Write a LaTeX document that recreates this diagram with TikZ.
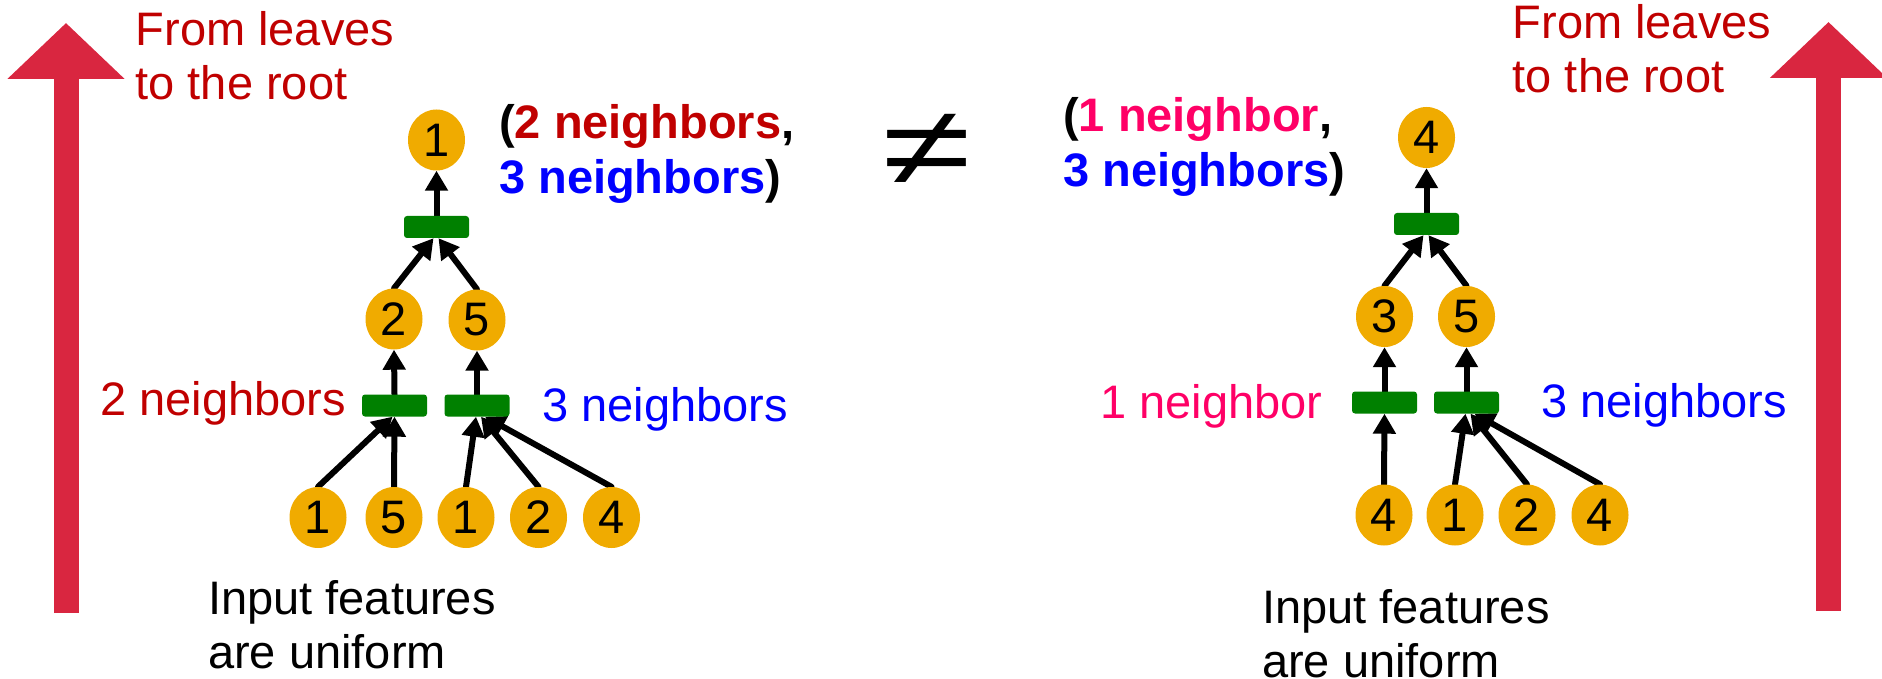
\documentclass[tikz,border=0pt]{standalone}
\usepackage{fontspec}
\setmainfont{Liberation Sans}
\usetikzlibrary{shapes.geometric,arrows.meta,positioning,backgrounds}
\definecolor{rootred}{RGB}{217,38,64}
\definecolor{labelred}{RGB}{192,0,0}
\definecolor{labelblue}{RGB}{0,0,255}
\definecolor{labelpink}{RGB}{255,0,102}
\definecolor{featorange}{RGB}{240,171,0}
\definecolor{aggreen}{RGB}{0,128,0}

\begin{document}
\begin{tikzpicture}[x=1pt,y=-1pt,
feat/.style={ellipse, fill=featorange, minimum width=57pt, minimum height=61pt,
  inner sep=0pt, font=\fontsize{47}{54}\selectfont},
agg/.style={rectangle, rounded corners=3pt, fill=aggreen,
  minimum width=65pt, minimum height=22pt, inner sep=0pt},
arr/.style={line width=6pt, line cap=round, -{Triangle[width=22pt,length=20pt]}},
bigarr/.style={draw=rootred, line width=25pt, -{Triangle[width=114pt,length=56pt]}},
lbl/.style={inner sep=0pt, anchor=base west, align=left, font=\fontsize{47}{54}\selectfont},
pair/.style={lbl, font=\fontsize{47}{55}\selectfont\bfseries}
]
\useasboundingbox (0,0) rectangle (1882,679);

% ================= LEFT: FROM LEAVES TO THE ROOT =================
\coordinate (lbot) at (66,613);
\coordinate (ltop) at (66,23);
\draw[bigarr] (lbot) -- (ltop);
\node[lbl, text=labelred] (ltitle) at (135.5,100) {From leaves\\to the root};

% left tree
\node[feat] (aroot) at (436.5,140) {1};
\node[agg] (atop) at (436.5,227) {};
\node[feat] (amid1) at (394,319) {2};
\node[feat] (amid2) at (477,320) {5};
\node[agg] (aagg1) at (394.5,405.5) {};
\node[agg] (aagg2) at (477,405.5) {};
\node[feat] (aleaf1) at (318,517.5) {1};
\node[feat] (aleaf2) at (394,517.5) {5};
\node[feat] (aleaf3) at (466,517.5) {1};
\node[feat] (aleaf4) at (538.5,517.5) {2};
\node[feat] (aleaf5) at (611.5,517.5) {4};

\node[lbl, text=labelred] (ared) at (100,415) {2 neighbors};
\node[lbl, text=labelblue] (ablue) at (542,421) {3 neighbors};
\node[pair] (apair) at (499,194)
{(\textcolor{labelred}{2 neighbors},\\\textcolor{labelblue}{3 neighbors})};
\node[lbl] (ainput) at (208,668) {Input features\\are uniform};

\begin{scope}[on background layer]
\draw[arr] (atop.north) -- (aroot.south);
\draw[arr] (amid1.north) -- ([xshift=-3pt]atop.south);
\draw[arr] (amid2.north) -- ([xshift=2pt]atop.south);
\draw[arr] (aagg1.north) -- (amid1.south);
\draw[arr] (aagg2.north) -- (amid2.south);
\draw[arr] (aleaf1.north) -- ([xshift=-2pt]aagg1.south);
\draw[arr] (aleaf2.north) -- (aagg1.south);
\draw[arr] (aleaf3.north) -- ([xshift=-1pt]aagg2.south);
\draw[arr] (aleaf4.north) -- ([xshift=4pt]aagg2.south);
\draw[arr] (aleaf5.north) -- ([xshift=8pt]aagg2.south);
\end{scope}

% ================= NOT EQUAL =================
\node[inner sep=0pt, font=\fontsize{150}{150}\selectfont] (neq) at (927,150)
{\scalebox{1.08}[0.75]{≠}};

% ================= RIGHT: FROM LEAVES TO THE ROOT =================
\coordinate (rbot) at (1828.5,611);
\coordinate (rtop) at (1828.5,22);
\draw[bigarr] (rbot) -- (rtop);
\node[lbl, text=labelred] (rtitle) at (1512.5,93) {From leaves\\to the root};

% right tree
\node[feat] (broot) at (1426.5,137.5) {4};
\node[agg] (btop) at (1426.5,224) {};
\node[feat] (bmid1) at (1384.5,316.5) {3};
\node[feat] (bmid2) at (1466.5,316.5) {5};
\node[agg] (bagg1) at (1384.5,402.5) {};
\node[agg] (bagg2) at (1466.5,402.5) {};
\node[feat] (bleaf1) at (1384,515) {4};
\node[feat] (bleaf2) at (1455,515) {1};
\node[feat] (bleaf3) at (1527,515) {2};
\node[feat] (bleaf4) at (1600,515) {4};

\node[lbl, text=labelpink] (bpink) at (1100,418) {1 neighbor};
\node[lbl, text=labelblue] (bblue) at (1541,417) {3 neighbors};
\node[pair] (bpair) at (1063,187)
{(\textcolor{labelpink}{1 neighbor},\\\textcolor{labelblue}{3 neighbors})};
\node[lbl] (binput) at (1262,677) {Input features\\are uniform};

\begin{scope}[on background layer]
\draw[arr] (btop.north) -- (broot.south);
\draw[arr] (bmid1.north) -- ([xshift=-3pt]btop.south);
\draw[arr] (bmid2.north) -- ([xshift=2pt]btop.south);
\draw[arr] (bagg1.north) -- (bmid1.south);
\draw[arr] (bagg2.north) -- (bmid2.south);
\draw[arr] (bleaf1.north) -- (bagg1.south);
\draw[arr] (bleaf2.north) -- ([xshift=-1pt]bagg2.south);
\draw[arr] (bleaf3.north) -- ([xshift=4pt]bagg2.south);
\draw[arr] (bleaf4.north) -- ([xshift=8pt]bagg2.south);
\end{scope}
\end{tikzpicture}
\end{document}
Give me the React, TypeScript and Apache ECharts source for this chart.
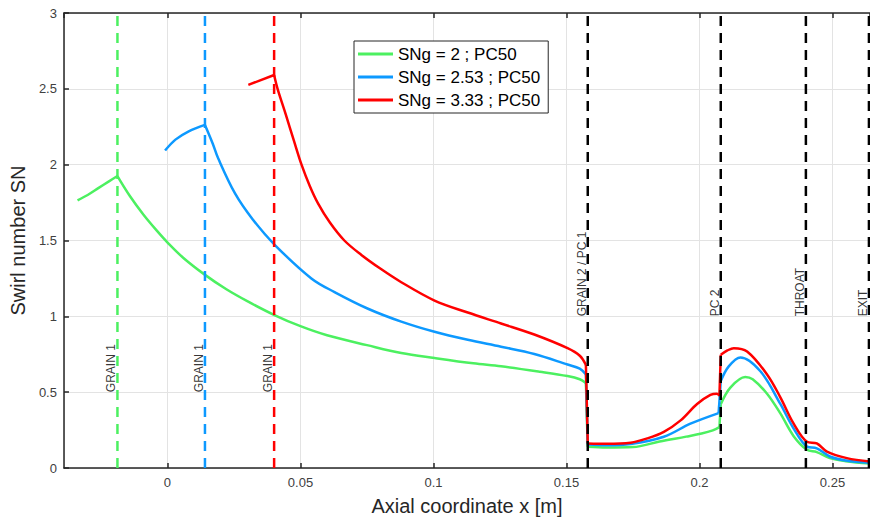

──────────────────────────────

- [The exercise]:
Reproduce the material above verbatim; omit every picture.

- [Response]:
Write a LaTeX document that recreates this diagram with TikZ.
\documentclass[tikz,border=0pt]{standalone}
\usepackage{fontspec}
\setmainfont{Liberation Sans}
\usetikzlibrary{shapes.geometric,arrows.meta,positioning,backgrounds}
\definecolor{rootred}{RGB}{217,38,64}
\definecolor{labelred}{RGB}{192,0,0}
\definecolor{labelblue}{RGB}{0,0,255}
\definecolor{labelpink}{RGB}{255,0,102}
\definecolor{featorange}{RGB}{240,171,0}
\definecolor{aggreen}{RGB}{0,128,0}

\begin{document}
\begin{tikzpicture}[x=1pt,y=-1pt,
feat/.style={ellipse, fill=featorange, minimum width=57pt, minimum height=61pt,
  inner sep=0pt, font=\fontsize{47}{54}\selectfont},
agg/.style={rectangle, rounded corners=3pt, fill=aggreen,
  minimum width=65pt, minimum height=22pt, inner sep=0pt},
arr/.style={line width=6pt, line cap=round, -{Triangle[width=22pt,length=20pt]}},
bigarr/.style={draw=rootred, line width=25pt, -{Triangle[width=114pt,length=56pt]}},
lbl/.style={inner sep=0pt, anchor=base west, align=left, font=\fontsize{47}{54}\selectfont},
pair/.style={lbl, font=\fontsize{47}{55}\selectfont\bfseries}
]
\useasboundingbox (0,0) rectangle (1882,679);

% ================= LEFT: FROM LEAVES TO THE ROOT =================
\coordinate (lbot) at (66,613);
\coordinate (ltop) at (66,23);
\draw[bigarr] (lbot) -- (ltop);
\node[lbl, text=labelred] (ltitle) at (135.5,100) {From leaves\\to the root};

% left tree
\node[feat] (aroot) at (436.5,140) {1};
\node[agg] (atop) at (436.5,227) {};
\node[feat] (amid1) at (394,319) {2};
\node[feat] (amid2) at (477,320) {5};
\node[agg] (aagg1) at (394.5,405.5) {};
\node[agg] (aagg2) at (477,405.5) {};
\node[feat] (aleaf1) at (318,517.5) {1};
\node[feat] (aleaf2) at (394,517.5) {5};
\node[feat] (aleaf3) at (466,517.5) {1};
\node[feat] (aleaf4) at (538.5,517.5) {2};
\node[feat] (aleaf5) at (611.5,517.5) {4};

\node[lbl, text=labelred] (ared) at (100,415) {2 neighbors};
\node[lbl, text=labelblue] (ablue) at (542,421) {3 neighbors};
\node[pair] (apair) at (499,194)
{(\textcolor{labelred}{2 neighbors},\\\textcolor{labelblue}{3 neighbors})};
\node[lbl] (ainput) at (208,668) {Input features\\are uniform};

\begin{scope}[on background layer]
\draw[arr] (atop.north) -- (aroot.south);
\draw[arr] (amid1.north) -- ([xshift=-3pt]atop.south);
\draw[arr] (amid2.north) -- ([xshift=2pt]atop.south);
\draw[arr] (aagg1.north) -- (amid1.south);
\draw[arr] (aagg2.north) -- (amid2.south);
\draw[arr] (aleaf1.north) -- ([xshift=-2pt]aagg1.south);
\draw[arr] (aleaf2.north) -- (aagg1.south);
\draw[arr] (aleaf3.north) -- ([xshift=-1pt]aagg2.south);
\draw[arr] (aleaf4.north) -- ([xshift=4pt]aagg2.south);
\draw[arr] (aleaf5.north) -- ([xshift=8pt]aagg2.south);
\end{scope}

% ================= NOT EQUAL =================
\node[inner sep=0pt, font=\fontsize{150}{150}\selectfont] (neq) at (927,150)
{\scalebox{1.08}[0.75]{≠}};

% ================= RIGHT: FROM LEAVES TO THE ROOT =================
\coordinate (rbot) at (1828.5,611);
\coordinate (rtop) at (1828.5,22);
\draw[bigarr] (rbot) -- (rtop);
\node[lbl, text=labelred] (rtitle) at (1512.5,93) {From leaves\\to the root};

% right tree
\node[feat] (broot) at (1426.5,137.5) {4};
\node[agg] (btop) at (1426.5,224) {};
\node[feat] (bmid1) at (1384.5,316.5) {3};
\node[feat] (bmid2) at (1466.5,316.5) {5};
\node[agg] (bagg1) at (1384.5,402.5) {};
\node[agg] (bagg2) at (1466.5,402.5) {};
\node[feat] (bleaf1) at (1384,515) {4};
\node[feat] (bleaf2) at (1455,515) {1};
\node[feat] (bleaf3) at (1527,515) {2};
\node[feat] (bleaf4) at (1600,515) {4};

\node[lbl, text=labelpink] (bpink) at (1100,418) {1 neighbor};
\node[lbl, text=labelblue] (bblue) at (1541,417) {3 neighbors};
\node[pair] (bpair) at (1063,187)
{(\textcolor{labelpink}{1 neighbor},\\\textcolor{labelblue}{3 neighbors})};
\node[lbl] (binput) at (1262,677) {Input features\\are uniform};

\begin{scope}[on background layer]
\draw[arr] (btop.north) -- (broot.south);
\draw[arr] (bmid1.north) -- ([xshift=-3pt]btop.south);
\draw[arr] (bmid2.north) -- ([xshift=2pt]btop.south);
\draw[arr] (bagg1.north) -- (bmid1.south);
\draw[arr] (bagg2.north) -- (bmid2.south);
\draw[arr] (bleaf1.north) -- (bagg1.south);
\draw[arr] (bleaf2.north) -- ([xshift=-1pt]bagg2.south);
\draw[arr] (bleaf3.north) -- ([xshift=4pt]bagg2.south);
\draw[arr] (bleaf4.north) -- ([xshift=8pt]bagg2.south);
\end{scope}
\end{tikzpicture}
\end{document}
Give me the React, TypeScript and Apache ECharts source for this chart.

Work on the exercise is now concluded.